Réflexion sur les choix chromatiques de Le Corbusier
J’ai vu que la villa était très colorée finalement avec des bleus très particuliers, terres de sienne, des gris, des roses. Je me suis dit qu’il serait intéressant pour faire corps avec ces murs de travailler à partir de la gamme colorée de Le Corbusier. C’est une gamme encore éditée par le suisse Sadura qui reste assez difficile à trouver.
Le caractère volontairement domestique et familier de vos interventions
C’est comme si la maison n’était pas vide mais presque vide avec des traces de présence : un bouquet laissé à l’entrée qui va peut-être se faner, le chat qui est là dans la cuisine..
Sculpture « Jane » pensée pour le solarium au départ
Cette sculpture en bronze doré mêle le végétal et le corps sculpté. Je l’avais prévue pour le solarium qui m’aurait plus intéressé avec son côté solaire très ouvert et jardin suspendu, mais son poids nous en a empêché. Aussi j’ai décidé de la placer en péristyle à l’entrée comme au seuil entre intérieur et intérieur.
Présence de la vidéo pour la première fois
J’ai choisi cette salle de bain qui n’est pas du tout connue, au contraire de celle des parents en bleu qui est reproduite dans de nombreux ouvrages.
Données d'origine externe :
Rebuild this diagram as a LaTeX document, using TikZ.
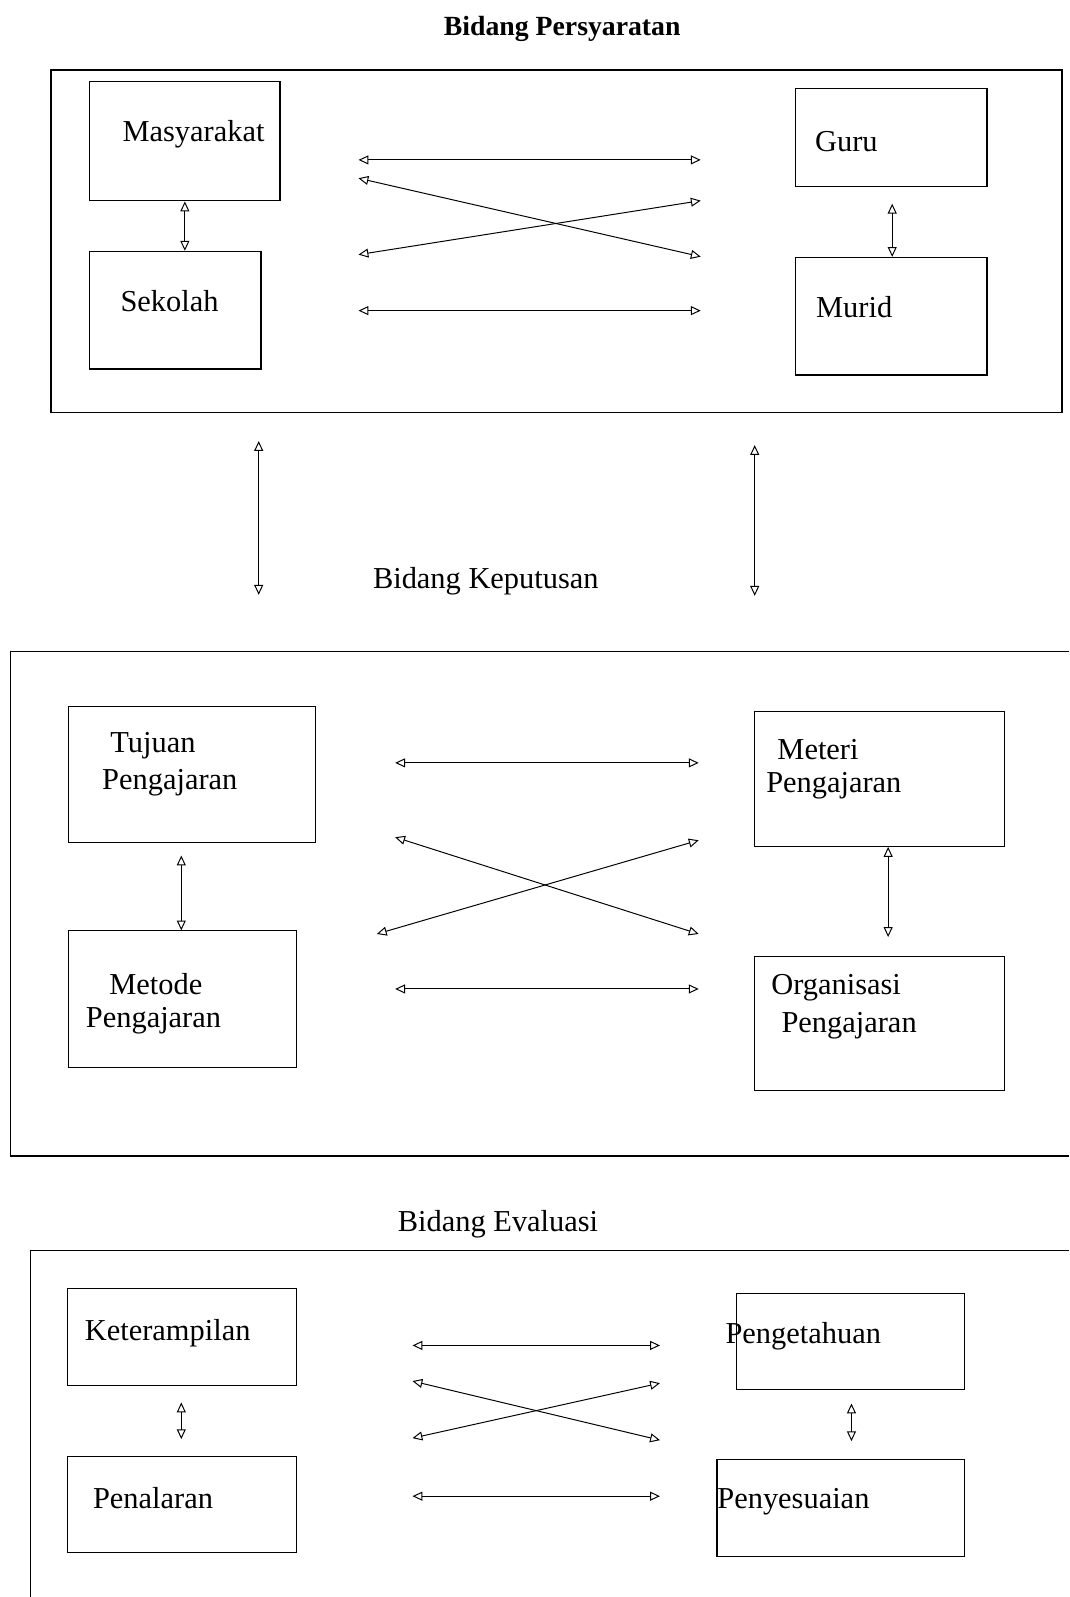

Elle est toute petite entre la chambre du fils et la chambres d’amis. Elle est commune à ces deux chambres avec cette baignoire et je lui donne une dimension très intime par ce son que l’on entend et qui nous attire de l’extérieur tellement la pièce est discrète. J’ai laissé visible la fenêtre donc on aperçoit le paysage et en même temps je recréé un petit paysage avec des goûtes d’eau, des choses très fines.
Les oiseaux
Ils font partie de mon registre et je trouvais intéressant de les mettre à l’étage car ils se trouvent vraiment à hauteur d’arbres près de ces fenêtres d’où on n’aperçoit que les feuilles. Ces oiseaux viennent comme un écho de l’extérieur comme si l’extérieur rentrait à l’intérieur de nouveau.
Infos pratiques :
Habiter la villa de Françoise Pétrovitch
Jusqu’au 24 janvier 2021
Villa Savoye
82 rue de Villiers, Poissy
Ouvert tous les jours sauf le lundi
https://www.monuments-nationaux.fr/
Françoise Pétrovitch est représentée par la galerie Semiose (Paris) qui lui consacre une exposition en ce moment intitulée « Forget Me Not ».
Elle a conçu pour la Nuit Blanche, au Petit Palais une installation sonore suspendue sur un bassin d’eau « Se laisser pousser les animaux » issue d’un spectacle dansé.